In one article he described his study of a titlark's nest built beneath a bush on Monyfoot hill (a lost West Lothian place name?) in June 1835, and a similar nest on Balgornie moor observed in May 1839. In each instance a cuckoo laid one egg in the nest of the unsuspecting titlark (now known as the meadow pipit), and when the egg of the much larger bird hatched, the cuckoo chick set about pushing each titlark chick out of the nest so that it received the full attention of the parent birds. He observed that a depression in the shoulders of the cuckoo chick seemed specifically adapted for heaving smaller chicks from the nest – a remarkably advanced conclusion considering that this was long before modern aids to observation, such as CCTV, and some years before the publication of Darwin's theory of evolution.

boghead house

Thomas' interests extended to rare insects. He described his pursuit of a Peacock's Eye Butterfly near Avontonhouse – remarking that he “pursued the tiny stranger for a long time in the hope of securing it, but these efforts proved unsuccessful.”

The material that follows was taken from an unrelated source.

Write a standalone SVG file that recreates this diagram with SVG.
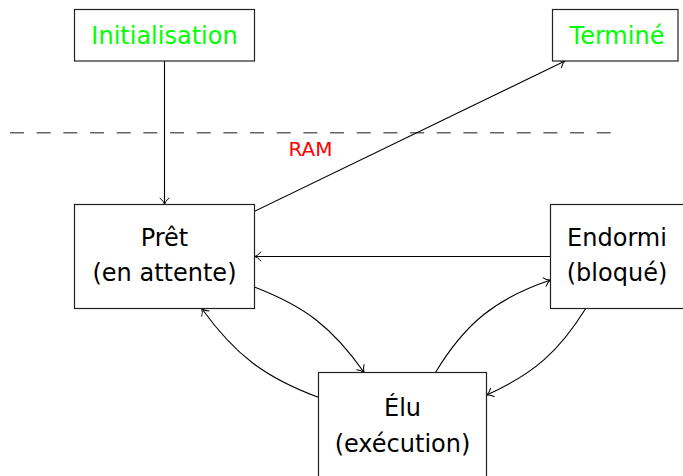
<svg xmlns="http://www.w3.org/2000/svg" width="683" height="476" viewBox="0 0 683 476">
<style>
.box{fill:#fff;stroke:#222;stroke-width:1.2}
.t{font-family:"DejaVu Sans",sans-serif;font-size:24px;text-anchor:middle;fill:#000}
.g{fill:#00ff00}
.c{fill:none;stroke:#000;stroke-width:1.1;marker-end:url(#arr)}
</style>
<defs>
<marker id="arr" markerUnits="userSpaceOnUse" viewBox="-8 -6 10 12" markerWidth="10" markerHeight="12" refX="0" refY="0" orient="auto" overflow="visible">
<path d="M-6.5,-4.8 C-4.3,-1.7 -1.7,-0.5 0,0 C-1.7,0.5 -4.3,1.7 -6.5,4.8" fill="none" stroke="#000" stroke-width="1"/>
</marker>
</defs>
<rect width="683" height="476" fill="#fff"/>
<line x1="10" y1="132.7" x2="612" y2="132.7" stroke="#666" stroke-width="1.6" stroke-dasharray="14 12.67"/>
<text x="310.5" y="156" font-family="DejaVu Sans,sans-serif" font-size="20" fill="#ff0000" text-anchor="middle">RAM</text>
<g id="connectors">
<path class="c" d="M164.5,61 L164.5,204.5"/>
<path class="c" d="M254,211.5 L565,61"/>
<path class="c" d="M550.5,256.5 L254.5,256.5"/>
<path class="c" d="M255,287.3 C305.5,306.7 332.9,328 364,372.3"/>
<path class="c" d="M318.3,397.3 C264.5,377.3 235.2,354.9 201.7,308.5"/>
<path class="c" d="M435.5,372.5 C465,323.4 495.8,298.5 550.5,280"/>
<path class="c" d="M585.7,308.5 C558.6,352.1 533.6,373.9 486.7,395"/>
</g>
<g id="init">
<rect class="box" x="74.5" y="9.5" width="180" height="51.5"/>
<text class="t g" x="164.5" y="44.3">Initialisation</text>
</g>
<g id="termine">
<rect class="box" x="552.5" y="9.5" width="125.5" height="51.5"/>
<text class="t g" x="617" y="44.3">Terminé</text>
</g>
<g id="pret">
<rect class="box" x="74.5" y="204.5" width="180" height="104"/>
<text class="t" x="164.5" y="245.5">Prêt</text>
<text class="t" x="164.5" y="280.5">(en attente)</text>
</g>
<g id="endormi">
<rect class="box" x="550.5" y="204.5" width="140" height="104"/>
<text class="t" x="617" y="245.5">Endormi</text>
<text class="t" x="617" y="280.5">(bloqué)</text>
</g>
<g id="elu">
<rect class="box" x="318.5" y="372.5" width="168" height="120"/>
<text class="t" x="402.5" y="415.7">Élu</text>
<text class="t" x="402.5" y="451.5">(exécution)</text>
</g>
</svg>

Some of his most important observations and experiments helped prove the theory of bird migration; at a time when few believed that tiny birds could travel huge distances each year. In 1859, he observed a pair of swallows nesting beneath the eaves of Boghead house. He netted the male swallow, and tied a tiny written message around one of his legs before releasing it. This distinguishing marker showed that the same swallow returned to same nesting spot over the following three summers. He described it as “one of the most beautiful birds that I have known”. The bird returned the following year, but seemingly with something new tied around its other leg. Despite repeated attempts Thomas was unable to net the swallow, therefore he chose to shoot his “beautiful bird”. The new label on the dead bird's leg bore an address in Madrid. Victorians were great naturalists but had an unfortunate habit of shooting and stuffing the creatures they pursued, pining butterfly to cards, and blowing out eggs taken from nests. Thomas accumulate three huge glass cases filled with over 400 stuffed birds.

The Boghead estate continued in the family following Thomas' death and remained so into the early 1920's. When the house was then sold, Thomas' flock of stuffed birds was presented to Bathgate Academy.

After years of slow decline, Boghead house shared the same fate as many other fine residences in West Lothian and was demolished in 1962. Few traces remain of the house, although the walled garden and dovecot have been allowed to fall into picturesque ruin. Cattle now wander between the rhododendron bushes around the site of the house, and graze on parkland still defined by mature ornamental trees. It's still a beautiful place, and in summer swallows still swoop across the meadows; in all likelihood, the descendants of Thomas' beautiful bird.